Lo dimostra uno studio giapponese coordinato da Takashi Nojiri, della Osaka University, e pubblicato su Pnas. La speranza - dicono i ricercatori - è che questo composto possa essere parte di una nuova classe di farmaci disegnati per bloccare la diffusione dei tumori”
Un farmaco usato contro l’arresto cardiaco è in grado di ridurre il rischio di metastasi, e ostacolare la diffusione di cellule tumorali nell’organismo. Lo dimostra uno studio giapponese coordinato da Takashi Nojiri, della Osaka University, e pubblicato sui “Proceedings of the national academy of sciences” (Pnas).
“Il cancro è una malattia crudele: a volte un intervento chirurgico salvavita – si legge in un articolo di commento sulla rivista “New Scientist” -, può esso stesso contribuire alla diffusione di cellule tumorali in altre parti dell’organismo”. È proprio a questo livello che interviene la ricerca giapponese. “Un’operazione chirurgica per asportare un tumore solido – scrivono gli scienziati nel loro studio – è spesso accompagnata da trauma, che può indurre un’infiammazione sistemica, e/o provocare il distacco di cellule tumorali che finiscono nel torrente sanguigno, generando metastasi”.
“I principali farmaci anticancro – sottolinea New Scientist – non fermano le metastasi, ma si limitano a uccidere le cellule tumorali con le quali entrano in contatto”. Come superare questo limite? I ricercatori nipponici stanno da tempo studiando gli effetti di un ormone di origine proteica, prodotto da cellule specializzate del miocardio. Si chiama “peptide natriuretico atriale” (Anp), e abbassa la pressione sanguigna agendo sui reni. “Il nostro studio – scrivono i ricercatori su Pnas – suggerisce che l’Anp è in grado di prevenire le metastasi, inibendo l’adesione delle cellule tumorali alle cellule endoteliali dei vasi sanguigni”.

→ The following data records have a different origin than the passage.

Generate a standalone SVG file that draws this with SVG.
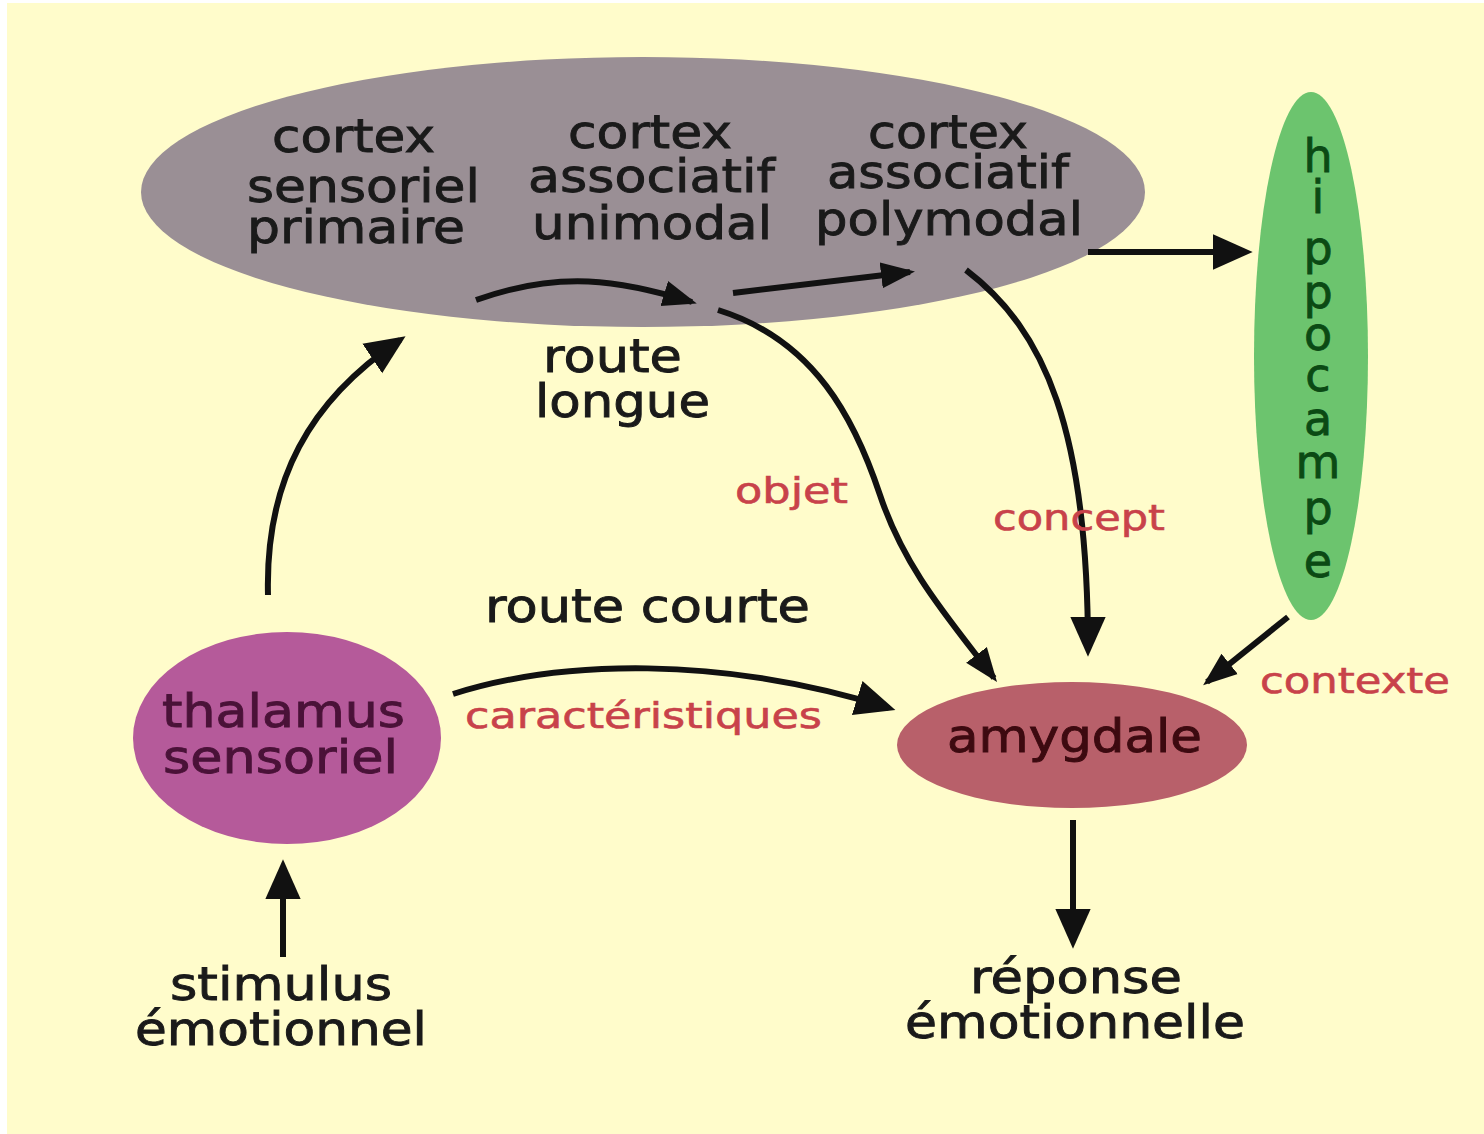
<svg xmlns="http://www.w3.org/2000/svg" width="1484" height="1134" viewBox="0 0 1484 1134">
  <defs>
    <marker id="ah" markerUnits="userSpaceOnUse" markerWidth="40" markerHeight="40" viewBox="0 0 36 32" refX="30" refY="16" orient="auto">
      <path d="M0,0 L36,16 L0,32 Z" fill="#111"/>
    </marker>
    <marker id="ahs" markerUnits="userSpaceOnUse" markerWidth="34" markerHeight="30" viewBox="0 0 34 30" refX="29" refY="15" orient="auto">
      <path d="M0,2 L34,15 L0,28 Z" fill="#111"/>
    </marker>
  </defs>
  <style>
    .lbl { font-family: "DejaVu Sans", Verdana, sans-serif; font-size: 46px; fill: #1a1a1a; stroke: #1a1a1a; stroke-width: 0.9px; }
    .red { font-family: "DejaVu Sans", Verdana, sans-serif; font-size: 36px; fill: #C8424A; stroke: #C8424A; stroke-width: 0.6px; }
    .hip { font-family: "DejaVu Sans", Verdana, sans-serif; font-size: 46px; fill: #0B4A14; stroke: #0B4A14; stroke-width: 0.8px; text-anchor: middle; }
    .conn { fill: none; stroke: #111; stroke-width: 6; }
  </style>
  <rect x="0" y="0" width="1484" height="1134" fill="#ffffff"/>
  <rect x="7" y="3" width="1477" height="1131" fill="#FFFCCB"/>

  <g id="cortex">
    <ellipse cx="643" cy="192" rx="502" ry="135" fill="#9A8F95"/>
    <text class="lbl" x="272" y="152" textLength="163" lengthAdjust="spacingAndGlyphs">cortex</text>
    <text class="lbl" x="247" y="202" textLength="233" lengthAdjust="spacingAndGlyphs">sensoriel</text>
    <text class="lbl" x="247" y="243" textLength="218" lengthAdjust="spacingAndGlyphs">primaire</text>
    <text class="lbl" x="568" y="148" textLength="164" lengthAdjust="spacingAndGlyphs">cortex</text>
    <text class="lbl" x="528" y="192" textLength="247" lengthAdjust="spacingAndGlyphs">associatif</text>
    <text class="lbl" x="532" y="239" textLength="240" lengthAdjust="spacingAndGlyphs">unimodal</text>
    <text class="lbl" x="868" y="148" textLength="160" lengthAdjust="spacingAndGlyphs">cortex</text>
    <text class="lbl" x="827" y="188" textLength="242" lengthAdjust="spacingAndGlyphs">associatif</text>
    <text class="lbl" x="815" y="235" textLength="268" lengthAdjust="spacingAndGlyphs">polymodal</text>
  </g>

  <g id="hippocampe">
    <ellipse cx="1311" cy="356" rx="57" ry="264" fill="#6CC46E"/>
    <text class="hip" x="1318" y="172">h</text>
    <text class="hip" x="1318" y="213">i</text>
    <text class="hip" x="1318" y="264">p</text>
    <text class="hip" x="1318" y="308">p</text>
    <text class="hip" x="1318" y="350">o</text>
    <text class="hip" x="1318" y="391">c</text>
    <text class="hip" x="1318" y="435">a</text>
    <text class="hip" x="1318" y="478">m</text>
    <text class="hip" x="1318" y="524">p</text>
    <text class="hip" x="1318" y="577">e</text>
  </g>

  <g id="thalamus">
    <ellipse cx="287" cy="738" rx="154" ry="106" fill="#B55A9A"/>
    <text class="lbl" x="162" y="727" textLength="243" lengthAdjust="spacingAndGlyphs" style="fill:#4A1238;stroke:#4A1238">thalamus</text>
    <text class="lbl" x="163" y="773" textLength="235" lengthAdjust="spacingAndGlyphs" style="fill:#4A1238;stroke:#4A1238">sensoriel</text>
  </g>

  <g id="amygdale">
    <ellipse cx="1072" cy="745" rx="175" ry="63" fill="#B8606A"/>
    <text class="lbl" x="947" y="752" textLength="255" lengthAdjust="spacingAndGlyphs" style="fill:#3D0A10;stroke:#3D0A10">amygdale</text>
  </g>

  <g id="stimulus">
    <text class="lbl" x="170" y="1000" textLength="222" lengthAdjust="spacingAndGlyphs">stimulus</text>
    <text class="lbl" x="135" y="1045" textLength="292" lengthAdjust="spacingAndGlyphs">émotionnel</text>
  </g>

  <g id="reponse">
    <text class="lbl" x="970" y="993" textLength="212" lengthAdjust="spacingAndGlyphs">réponse</text>
    <text class="lbl" x="905" y="1038" textLength="340" lengthAdjust="spacingAndGlyphs">émotionnelle</text>
  </g>

  <g id="connectors">
    <path class="conn" marker-end="url(#ah)" d="M283 957 L283 866"/>
    <path class="conn" marker-end="url(#ah)" d="M268 595 C265 480 310 400 400 340"/>
    <path class="conn" marker-end="url(#ahs)" d="M476 300 C560 270 620 280 692 302"/>
    <path class="conn" marker-end="url(#ahs)" d="M733 293 L910 272"/>
    <path class="conn" marker-end="url(#ahs)" d="M718 310 C815 340 855 420 880 495 S950 620 994 678"/>
    <path class="conn" marker-end="url(#ah)" d="M966 270 C1045 330 1088 430 1088 650"/>
    <path class="conn" marker-end="url(#ah)" d="M1088 252 L1246 252"/>
    <path class="conn" stroke-width="4" marker-end="url(#ahs)" d="M1288 617 L1207 682"/>
    <path class="conn" marker-end="url(#ah)" d="M453 694 C560 660 720 655 889 708"/>
    <path class="conn" marker-end="url(#ah)" d="M1073 820 L1073 942"/>

    <text class="lbl" x="543" y="372" textLength="139" lengthAdjust="spacingAndGlyphs">route</text>
    <text class="lbl" x="535" y="417" textLength="175" lengthAdjust="spacingAndGlyphs">longue</text>
    <text class="red" x="735" y="503" textLength="113" lengthAdjust="spacingAndGlyphs">objet</text>
    <text class="red" x="993" y="530" textLength="172" lengthAdjust="spacingAndGlyphs">concept</text>
    <text class="lbl" x="485" y="622" textLength="325" lengthAdjust="spacingAndGlyphs">route courte</text>
    <text class="red" x="465" y="728" textLength="357" lengthAdjust="spacingAndGlyphs">caractéristiques</text>
    <text class="red" x="1260" y="693" textLength="190" lengthAdjust="spacingAndGlyphs">contexte</text>
  </g>
</svg>
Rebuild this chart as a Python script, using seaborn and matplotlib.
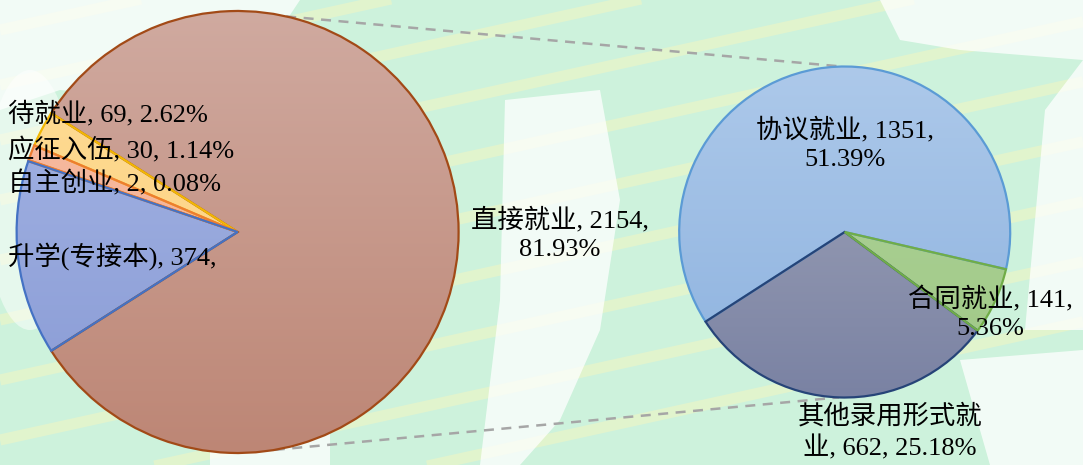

In un certo senso, questo ormone cardiaco sbarra le porte delle pareti dei vasi alle cellule cancerose, rendendone più difficile l’ingresso e la conseguente diffusione in altri distretti corporei. “Lo studio potrebbe rappresentare un passo avanti importante”, afferma su New Scientist Andrew Reynolds, dell’Institute of cancer research di Londra, non coinvolto nella ricerca. “L’Anp – sottolinea Nojiri, che coordina il team nipponico – agisce sui vasi sanguigni, piuttosto che sulle cellule cancerose. Potrebbe, pertanto, essere usato su tutti i tipi di tumori – spiega lo studioso, che sta collaborando con un’azienda farmaceutica giapponese per trasformare l’Anp in un farmaco anticancro -. La speranza – conclude Nojiri – è che questo composto possa essere parte di una nuova classe di farmaci disegnati per bloccare la diffusione dei tumori”.